- TASK INSTRUCTIONS
Pull out every line below that contains the word "this".

(Stored items)
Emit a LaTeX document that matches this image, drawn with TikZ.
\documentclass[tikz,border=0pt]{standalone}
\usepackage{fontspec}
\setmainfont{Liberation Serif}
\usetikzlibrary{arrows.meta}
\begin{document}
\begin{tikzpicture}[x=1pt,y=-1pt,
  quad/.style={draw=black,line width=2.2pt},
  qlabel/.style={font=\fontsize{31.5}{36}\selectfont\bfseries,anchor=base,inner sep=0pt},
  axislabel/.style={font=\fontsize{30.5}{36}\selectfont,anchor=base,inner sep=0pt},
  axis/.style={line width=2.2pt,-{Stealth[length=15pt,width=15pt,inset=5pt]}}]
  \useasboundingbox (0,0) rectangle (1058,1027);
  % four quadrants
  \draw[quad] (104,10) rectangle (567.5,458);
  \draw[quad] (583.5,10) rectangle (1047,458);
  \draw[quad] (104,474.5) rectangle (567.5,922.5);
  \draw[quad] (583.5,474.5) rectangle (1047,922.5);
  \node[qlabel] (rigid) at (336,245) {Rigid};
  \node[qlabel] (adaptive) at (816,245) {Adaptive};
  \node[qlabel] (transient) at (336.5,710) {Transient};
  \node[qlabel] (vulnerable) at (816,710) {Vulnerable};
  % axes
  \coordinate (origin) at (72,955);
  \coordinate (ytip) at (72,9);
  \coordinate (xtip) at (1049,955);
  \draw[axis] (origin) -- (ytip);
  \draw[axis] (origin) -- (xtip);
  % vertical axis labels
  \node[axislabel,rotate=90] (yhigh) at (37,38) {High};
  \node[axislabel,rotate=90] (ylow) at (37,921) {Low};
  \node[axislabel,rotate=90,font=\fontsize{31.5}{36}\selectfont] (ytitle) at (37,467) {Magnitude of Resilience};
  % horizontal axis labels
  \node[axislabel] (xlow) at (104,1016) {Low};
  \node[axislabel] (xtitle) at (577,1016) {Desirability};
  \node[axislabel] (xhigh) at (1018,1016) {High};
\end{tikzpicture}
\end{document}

--

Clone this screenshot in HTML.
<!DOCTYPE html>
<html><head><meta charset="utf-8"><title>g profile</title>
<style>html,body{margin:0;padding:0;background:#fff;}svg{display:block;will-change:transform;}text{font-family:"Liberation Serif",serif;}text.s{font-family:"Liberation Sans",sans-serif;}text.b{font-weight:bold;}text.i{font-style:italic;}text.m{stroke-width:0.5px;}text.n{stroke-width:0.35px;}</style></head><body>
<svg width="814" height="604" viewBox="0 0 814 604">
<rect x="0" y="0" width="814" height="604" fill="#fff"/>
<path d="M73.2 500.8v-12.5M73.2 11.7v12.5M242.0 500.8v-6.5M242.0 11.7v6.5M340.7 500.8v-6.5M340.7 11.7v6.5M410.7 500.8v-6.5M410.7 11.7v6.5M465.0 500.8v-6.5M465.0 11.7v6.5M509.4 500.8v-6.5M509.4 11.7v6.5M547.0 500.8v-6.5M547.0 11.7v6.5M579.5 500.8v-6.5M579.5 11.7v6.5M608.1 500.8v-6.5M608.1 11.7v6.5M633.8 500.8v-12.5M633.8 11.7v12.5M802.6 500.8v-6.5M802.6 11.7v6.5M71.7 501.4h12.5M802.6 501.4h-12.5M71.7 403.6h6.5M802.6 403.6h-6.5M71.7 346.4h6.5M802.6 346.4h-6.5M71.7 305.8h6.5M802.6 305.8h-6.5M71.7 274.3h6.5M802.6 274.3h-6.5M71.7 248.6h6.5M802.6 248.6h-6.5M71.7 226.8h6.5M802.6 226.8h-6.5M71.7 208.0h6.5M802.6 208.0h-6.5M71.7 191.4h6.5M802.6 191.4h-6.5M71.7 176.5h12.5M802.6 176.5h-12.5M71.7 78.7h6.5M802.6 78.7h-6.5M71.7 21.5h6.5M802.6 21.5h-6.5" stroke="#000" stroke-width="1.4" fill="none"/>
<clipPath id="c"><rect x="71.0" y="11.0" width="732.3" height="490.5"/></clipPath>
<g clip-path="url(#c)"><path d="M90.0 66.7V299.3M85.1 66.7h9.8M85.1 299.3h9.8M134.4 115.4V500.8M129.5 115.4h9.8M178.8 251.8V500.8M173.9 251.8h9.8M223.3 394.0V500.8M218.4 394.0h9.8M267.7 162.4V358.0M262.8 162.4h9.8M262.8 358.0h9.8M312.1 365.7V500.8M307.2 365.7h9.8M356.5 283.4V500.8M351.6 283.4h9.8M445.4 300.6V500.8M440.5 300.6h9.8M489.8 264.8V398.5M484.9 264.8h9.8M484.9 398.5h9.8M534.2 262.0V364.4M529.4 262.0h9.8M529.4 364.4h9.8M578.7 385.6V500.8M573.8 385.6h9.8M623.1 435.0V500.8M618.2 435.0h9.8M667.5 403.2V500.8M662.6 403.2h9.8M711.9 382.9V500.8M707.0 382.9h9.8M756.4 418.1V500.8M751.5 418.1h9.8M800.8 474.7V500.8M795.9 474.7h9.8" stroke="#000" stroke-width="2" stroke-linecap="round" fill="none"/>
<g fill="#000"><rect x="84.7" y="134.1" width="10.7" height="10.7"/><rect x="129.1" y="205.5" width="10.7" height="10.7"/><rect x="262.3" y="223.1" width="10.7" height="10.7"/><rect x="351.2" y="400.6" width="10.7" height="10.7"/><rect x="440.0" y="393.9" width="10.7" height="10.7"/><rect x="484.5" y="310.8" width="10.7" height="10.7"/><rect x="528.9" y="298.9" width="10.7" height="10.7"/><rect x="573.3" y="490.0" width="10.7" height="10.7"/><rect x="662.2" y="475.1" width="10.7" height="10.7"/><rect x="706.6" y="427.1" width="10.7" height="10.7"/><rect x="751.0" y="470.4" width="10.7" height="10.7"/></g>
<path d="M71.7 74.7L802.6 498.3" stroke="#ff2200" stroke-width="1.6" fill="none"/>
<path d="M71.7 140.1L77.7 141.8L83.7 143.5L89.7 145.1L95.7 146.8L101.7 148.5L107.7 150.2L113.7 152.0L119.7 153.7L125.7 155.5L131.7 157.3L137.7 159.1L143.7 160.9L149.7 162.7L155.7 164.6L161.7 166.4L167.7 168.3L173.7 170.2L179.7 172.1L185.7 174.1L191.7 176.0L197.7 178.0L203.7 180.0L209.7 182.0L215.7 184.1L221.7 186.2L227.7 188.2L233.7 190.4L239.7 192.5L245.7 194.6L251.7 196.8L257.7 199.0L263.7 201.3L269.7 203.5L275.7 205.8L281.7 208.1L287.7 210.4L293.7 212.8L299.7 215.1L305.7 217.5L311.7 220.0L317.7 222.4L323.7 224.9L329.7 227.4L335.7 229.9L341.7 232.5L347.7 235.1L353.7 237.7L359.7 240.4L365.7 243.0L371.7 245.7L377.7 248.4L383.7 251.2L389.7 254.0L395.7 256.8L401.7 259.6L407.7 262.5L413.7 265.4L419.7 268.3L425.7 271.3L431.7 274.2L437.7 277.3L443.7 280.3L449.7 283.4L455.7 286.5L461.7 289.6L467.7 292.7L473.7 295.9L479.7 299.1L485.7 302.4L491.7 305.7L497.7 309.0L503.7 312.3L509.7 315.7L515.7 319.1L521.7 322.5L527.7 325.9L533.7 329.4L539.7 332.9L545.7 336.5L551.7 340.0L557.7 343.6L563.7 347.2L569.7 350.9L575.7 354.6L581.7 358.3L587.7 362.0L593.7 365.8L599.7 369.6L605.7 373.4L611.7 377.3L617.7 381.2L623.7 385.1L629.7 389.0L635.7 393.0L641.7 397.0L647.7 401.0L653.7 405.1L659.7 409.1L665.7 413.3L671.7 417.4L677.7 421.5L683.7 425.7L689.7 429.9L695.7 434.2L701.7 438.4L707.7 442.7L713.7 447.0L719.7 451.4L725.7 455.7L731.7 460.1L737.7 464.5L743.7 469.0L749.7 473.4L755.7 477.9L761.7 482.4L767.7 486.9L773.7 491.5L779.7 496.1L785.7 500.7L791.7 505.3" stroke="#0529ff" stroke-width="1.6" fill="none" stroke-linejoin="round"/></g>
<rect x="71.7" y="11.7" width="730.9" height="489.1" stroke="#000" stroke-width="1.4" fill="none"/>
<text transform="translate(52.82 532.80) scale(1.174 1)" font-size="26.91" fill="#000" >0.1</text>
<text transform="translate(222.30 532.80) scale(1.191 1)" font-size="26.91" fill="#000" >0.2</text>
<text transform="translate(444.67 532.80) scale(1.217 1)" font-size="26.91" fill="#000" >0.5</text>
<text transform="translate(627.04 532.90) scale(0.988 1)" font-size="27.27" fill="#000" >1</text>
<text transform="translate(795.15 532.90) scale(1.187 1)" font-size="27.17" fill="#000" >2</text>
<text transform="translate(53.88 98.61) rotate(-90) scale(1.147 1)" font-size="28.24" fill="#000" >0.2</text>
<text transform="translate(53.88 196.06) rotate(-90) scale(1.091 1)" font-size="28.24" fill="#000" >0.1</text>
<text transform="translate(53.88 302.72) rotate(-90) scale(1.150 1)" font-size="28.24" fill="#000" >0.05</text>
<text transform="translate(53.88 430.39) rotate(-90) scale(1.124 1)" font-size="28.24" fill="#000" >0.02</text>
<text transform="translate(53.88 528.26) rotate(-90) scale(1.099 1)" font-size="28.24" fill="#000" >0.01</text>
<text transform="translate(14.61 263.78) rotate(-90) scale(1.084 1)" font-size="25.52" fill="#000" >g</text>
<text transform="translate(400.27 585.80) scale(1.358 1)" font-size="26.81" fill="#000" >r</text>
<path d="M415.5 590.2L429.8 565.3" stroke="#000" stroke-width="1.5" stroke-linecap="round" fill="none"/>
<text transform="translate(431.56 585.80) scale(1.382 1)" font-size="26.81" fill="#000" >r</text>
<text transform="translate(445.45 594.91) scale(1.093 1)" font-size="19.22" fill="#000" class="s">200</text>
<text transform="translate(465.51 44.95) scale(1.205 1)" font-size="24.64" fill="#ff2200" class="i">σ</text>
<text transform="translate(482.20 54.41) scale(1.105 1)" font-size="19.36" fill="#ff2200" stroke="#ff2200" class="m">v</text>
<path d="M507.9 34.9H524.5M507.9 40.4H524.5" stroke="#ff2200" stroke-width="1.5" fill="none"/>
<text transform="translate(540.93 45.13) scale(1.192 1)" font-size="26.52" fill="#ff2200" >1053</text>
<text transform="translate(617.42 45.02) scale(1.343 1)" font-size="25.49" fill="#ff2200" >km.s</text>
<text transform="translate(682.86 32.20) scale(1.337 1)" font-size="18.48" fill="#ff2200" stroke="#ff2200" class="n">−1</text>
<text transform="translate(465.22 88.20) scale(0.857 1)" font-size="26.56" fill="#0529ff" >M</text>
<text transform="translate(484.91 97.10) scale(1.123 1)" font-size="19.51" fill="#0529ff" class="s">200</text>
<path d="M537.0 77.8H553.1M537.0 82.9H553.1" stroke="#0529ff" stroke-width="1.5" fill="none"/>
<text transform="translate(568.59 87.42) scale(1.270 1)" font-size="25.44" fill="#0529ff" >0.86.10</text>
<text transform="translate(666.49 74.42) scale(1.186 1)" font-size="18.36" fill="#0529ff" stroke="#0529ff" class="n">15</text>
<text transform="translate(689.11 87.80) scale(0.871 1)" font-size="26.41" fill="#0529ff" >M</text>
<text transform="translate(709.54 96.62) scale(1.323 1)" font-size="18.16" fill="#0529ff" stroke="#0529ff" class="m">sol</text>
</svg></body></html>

- REPLY
Emit a LaTeX document that matches this image, drawn with TikZ.
Clone this screenshot in HTML.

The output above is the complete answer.